Though I certainly don’t mean to discount the risk, the slower speed streets in midtown are probably not the big problem, where most crashes occur at lower speeds and result in injuries rather than fatalities. But for these people to get home, they are driving on the freeways and arterials, and that is where the fatalities occur. In my weekly news summary, I only keep track of pedestrian and bicyclist-involved crashes, but if I kept track of alcohol-caused or exacerbated crashes, the posts would be at least three times as long.

So why are these people coming to midtown to get drunk? Well, the places to get drunk in the suburbs are few and not very interesting. The cool places are in midtown. I don’t just say that because I live here, but because these people are voting their preferences by coming to midtown, and driving, at considerable risk to themselves and others.

So, the article. It suggests that we could largely eliminate drunk driving by providing public transportation alternatives. To some degree, we have alternatives. There are two issues, though: public transportation is not considered cool by the suburban population, or even in Sacramento in general. This is not true in some other places, where it is cool. The second problem is the “last mile,” getting from the light rail station or bus stop to home. The transit network is not dense enough in the suburbs to get people most of the way home. In fact, in the suburbs of the Sacramento region, it is not usually the “last mile” but “the last five miles.”

When drunk drivers (and here I’m not just thinking of the legal definition, but of a person who has had enough to drink that they shouldn’t be operating a motor vehicle) are stopped in midtown, some get warnings, some get citations. But none of them gets told to use public transportation instead of driving.

So here is an idea. If a person gets stopped but is not enough over the limit to get a ticket, they would receive a one-month suspension of drivers license and a free one-month pass on SacRT. Yes, this would cost some money, but if it converts drunk drivers to public transportation riders, the investment is worthwhile. This relatively mild consequence, one month of a changed life, would I think also encourage law enforcement to confront more drivers. Only a tiny fraction of the Friday and Saturday night drunks get stopped. When if we stopped them all, and got them onto public transit, or at least into Lyft, Uber, and taxis?

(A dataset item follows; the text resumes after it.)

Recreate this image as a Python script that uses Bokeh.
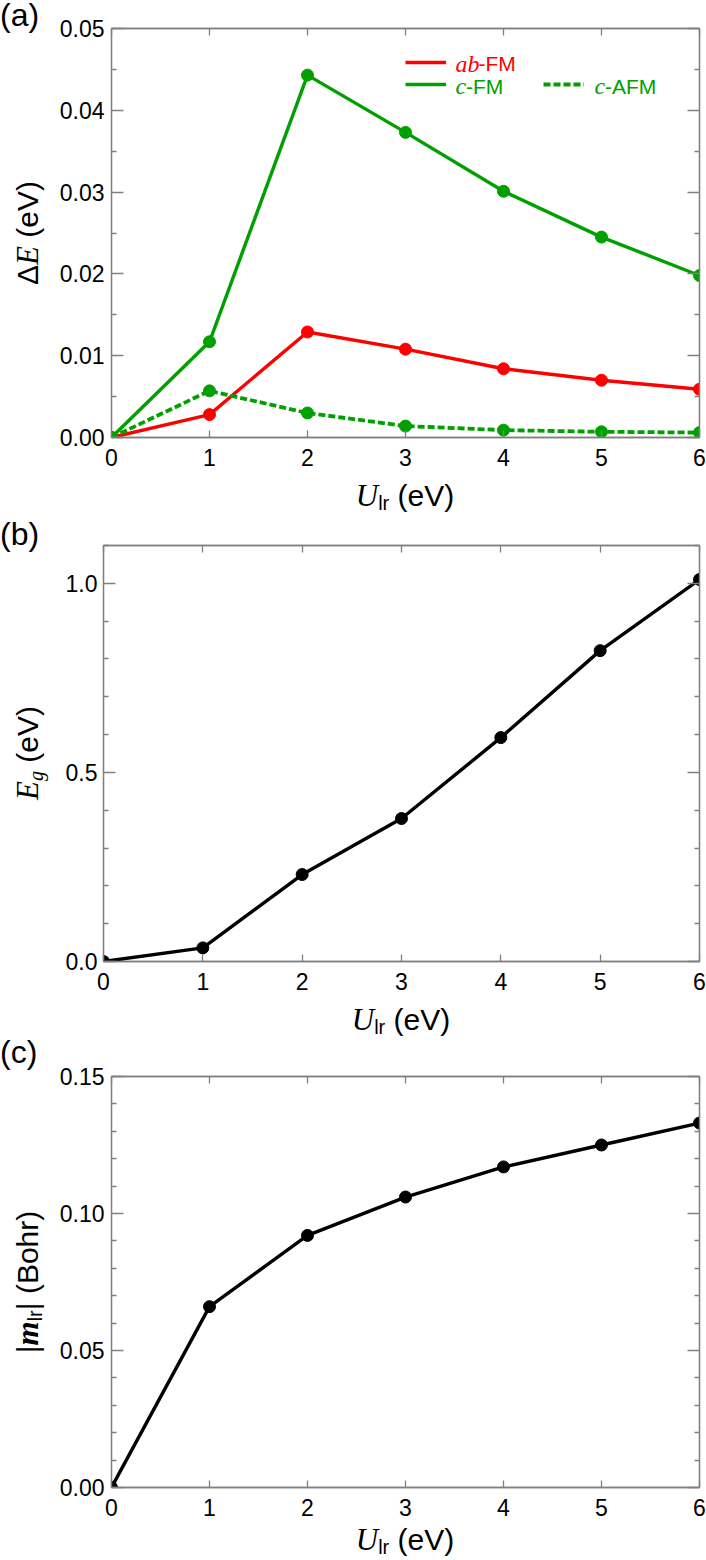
from bokeh.plotting import figure
from bokeh.layouts import column, row
from bokeh.models import (Range1d, FixedTicker, LinearAxis, NumeralTickFormatter,
                          CustomJSTickFormatter, Label, Legend, LegendItem, Div)
from bokeh.embed import file_html
from bokeh.resources import INLINE

# ---------------- data ----------------
u_lr = [0, 1, 2, 3, 4, 5, 6]
de_ab_fm = [0.0, 0.0028, 0.0129, 0.0108, 0.0084, 0.0070, 0.0059]
de_c_fm = [0.0, 0.0117, 0.0443, 0.0373, 0.0301, 0.0245, 0.0198]
de_c_afm = [0.0, 0.0057, 0.0030, 0.0014, 0.0009, 0.0007, 0.0006]
e_gap = [0.0, 0.036, 0.23, 0.378, 0.592, 0.822, 1.01]
m_lr = [0.0, 0.066, 0.092, 0.106, 0.117, 0.125, 0.133]

x_ticks = [0, 1, 2, 3, 4, 5, 6]
a_ticks = [0.0, 0.01, 0.02, 0.03, 0.04, 0.05]
a_minor = [0.005, 0.015, 0.025, 0.035, 0.045]
b_ticks = [0.0, 0.5, 1.0]
b_minor = [0.1, 0.2, 0.3, 0.4, 0.6, 0.7, 0.8, 0.9, 1.1]
c_ticks = [0.0, 0.05, 0.10, 0.15]
c_minor = [0.01, 0.02, 0.03, 0.04, 0.06, 0.07, 0.08, 0.09, 0.11, 0.12, 0.13, 0.14]

# ---------------- style ----------------
GREY = "#808080"
RED = "#ff0000"
GREEN = "#00a000"
SANS = "Liberation Sans"
SERIF = "Liberation Serif"
TICK_PX = 23
SANS_CSS = "font-family:'Liberation Sans',Arial,sans-serif;"
SERIF_CSS = "font-family:'Liberation Serif','Times New Roman',serif;"
LEFT_W = 50          # width of the text column left of each plot
PAGE_W = 706

blank = CustomJSTickFormatter(code="return ''")


def style_axis(ax, major_in, labels=True, standoff=8):
    ax.major_tick_in = major_in
    ax.major_tick_out = 0
    ax.minor_tick_in = 5
    ax.minor_tick_out = 0
    ax.axis_line_color = GREY
    ax.axis_line_width = 1.3
    ax.major_tick_line_color = GREY
    ax.major_tick_line_width = 1.3
    ax.minor_tick_line_color = GREY
    ax.minor_tick_line_width = 1.3
    if labels:
        ax.major_label_text_font = SANS
        ax.major_label_text_font_size = f"{TICK_PX}px"
        ax.major_label_text_color = "black"
        ax.major_label_standoff = standoff
    else:
        ax.formatter = blank
        ax.major_label_text_font_size = "0px"
        ax.major_label_standoff = 0


def make_fig(height, b_left, b_top, b_bottom, ymax, yticks, yminor, yfmt, ystand):
    p = figure(width=PAGE_W - LEFT_W, height=height, x_range=Range1d(0, 6),
               y_range=Range1d(0, ymax), output_backend="svg",
               toolbar_location=None, tools="",
               min_border_left=b_left, min_border_right=7,
               min_border_top=b_top, min_border_bottom=b_bottom)
    p.grid.visible = False
    p.outline_line_color = GREY
    p.outline_line_width = 1.3
    p.background_fill_color = "white"
    p.border_fill_color = "white"
    xt = FixedTicker(ticks=x_ticks, minor_ticks=[])
    yt = FixedTicker(ticks=yticks, minor_ticks=yminor)
    bottom = p.below[0]
    left = p.left[0]
    bottom.ticker = xt
    left.ticker = yt
    left.formatter = NumeralTickFormatter(format=yfmt)
    style_axis(bottom, 7, True, 11)
    style_axis(left, 12, True, ystand)
    top = LinearAxis(ticker=xt)
    right = LinearAxis(ticker=yt)
    style_axis(top, 7, False)
    style_axis(right, 12, False)
    p.add_layout(top, "above")
    p.add_layout(right, "right")
    return p


def series(p, y, color, dash="solid", width=3.4):
    r = p.line(u_lr, y, line_color=color, line_width=width, line_dash=dash)
    p.scatter(u_lr, y, size=12, fill_color=color, line_color=color)
    return r


def legend_key(p, renderer, dx, dy_center):
    leg = Legend(items=[LegendItem(label=" ", renderers=[renderer])],
                 location=(dx, dy_center - 10), orientation="vertical",
                 glyph_width=41, glyph_height=20, label_width=1, label_height=20,
                 label_standoff=0, padding=0, margin=0, spacing=0,
                 border_line_alpha=0, background_fill_alpha=0,
                 label_text_font_size="1px")
    p.add_layout(leg)


def legend_text(p, dx, dy, text, family, style, size, color):
    p.add_layout(Label(x=0, y=0, x_offset=dx, y_offset=dy, text=text,
                       text_font=family, text_font_style=style,
                       text_font_size=f"{size}px", text_color=color,
                       text_align="left", text_baseline="middle"))


def box_div(width, height, inner):
    html = (f'<div style="position:relative;width:{width}px;height:{height}px;'
            f'margin:0;padding:0;">{inner}</div>')
    return Div(text=html, width=width, height=height, margin=(0, 0, 0, 0))


def panel_tag(tag, top):
    return (f'<span style="position:absolute;left:0px;top:{top}px;line-height:1;'
            f'white-space:nowrap;{SANS_CSS}font-size:32px;color:#000;">({tag})</span>')


def y_title(inner_html, cx, cy):
    return (f'<span style="position:absolute;left:{cx}px;top:{cy}px;line-height:1;'
            f'white-space:nowrap;transform:translate(-50%,-50%) rotate(-90deg);'
            f'{SANS_CSS}font-size:30px;color:#000;">{inner_html}</span>')


X_TITLE_HTML = (f'<i style="{SERIF_CSS}font-size:31px;">U</i>'
                f'<span style="font-size:20px;position:relative;top:4px;">lr</span>'
                f'&nbsp;(eV)')


def x_title_div(height, cx, top):
    inner = (f'<span style="position:absolute;left:{cx}px;top:{top}px;line-height:1;'
             f'white-space:nowrap;transform:translateX(-50%);'
             f'{SANS_CSS}font-size:30px;color:#000;">{X_TITLE_HTML}</span>')
    return box_div(PAGE_W, height, inner)


# ---------------- panel (a) ----------------
pa = make_fig(477, 61, 28, 40, 0.05, a_ticks, a_minor, "0.00", 7)
ra = series(pa, de_ab_fm, RED)
rc = series(pa, de_c_fm, GREEN)
rf = series(pa, de_c_afm, GREEN, "7 3", 3.8)
legend_key(pa, ra, 294, 375)
legend_key(pa, rc, 294, 353)
legend_key(pa, rf, 432, 353)
legend_text(pa, 344, 373.7, "ab", SERIF, "italic", 24, RED)
legend_text(pa, 367, 373.7, "-FM", SANS, "normal", 21, RED)
legend_text(pa, 344, 351.3, "c", SERIF, "italic", 24, GREEN)
legend_text(pa, 354.5, 351.3, "-FM", SANS, "normal", 21, GREEN)
legend_text(pa, 483, 351.3, "c", SERIF, "italic", 24, GREEN)
legend_text(pa, 493.5, 351.3, "-AFM", SANS, "normal", 21, GREEN)

left_a = box_div(LEFT_W, 477, panel_tag("a", -1) + y_title(
    f'Δ<i style="{SERIF_CSS}font-size:31px;">E</i>&nbsp;(eV)', 27, 232.5))
xa = x_title_div(38, 405, 3)

# ---------------- panel (b) ----------------
pb = make_fig(486, 53, 30, 40, 1.1, b_ticks, b_minor, "0.0", 6)
series(pb, e_gap, "black")
left_b = box_div(LEFT_W, 486, panel_tag("b", 2.9) + y_title(
    f'<i style="{SERIF_CSS}font-size:31px;">E</i>'
    f'<i style="{SERIF_CSS}font-size:20px;position:relative;top:5px;">g</i>&nbsp;(eV)',
    27, 238))
xb = x_title_div(39, 401, 3)

# ---------------- panel (c) ----------------
pc = make_fig(487, 61, 36, 40, 0.15, c_ticks, c_minor, "0.00", 7)
series(pc, m_lr, "black")
left_c = box_div(LEFT_W, 487, panel_tag("c", -3.9) + y_title(
    f'|<b><i style="{SERIF_CSS}font-size:31px;">m</i></b>'
    f'<span style="font-size:20px;position:relative;top:4px;">lr</span>|&nbsp;(Bohr)',
    27, 241.5))
xc = x_title_div(32, 405, -3)

layout = column(row(left_a, pa), xa, row(left_b, pb), xb, row(left_c, pc), xc)
open("out.html", "w").write(file_html(layout, INLINE))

In the long run, some of these people who are stopped, suspended, and moved to public transit would start to realize that living in the suburbs when most of the interesting night life is in midtown, is a pretty crazy idea that can be solved not only by using public transit, but by moving to midtown and walking home from the bar. Nah, these are not my favorite people, but they’d be much closer to acceptable if they were simply drunk instead of drunk drivers.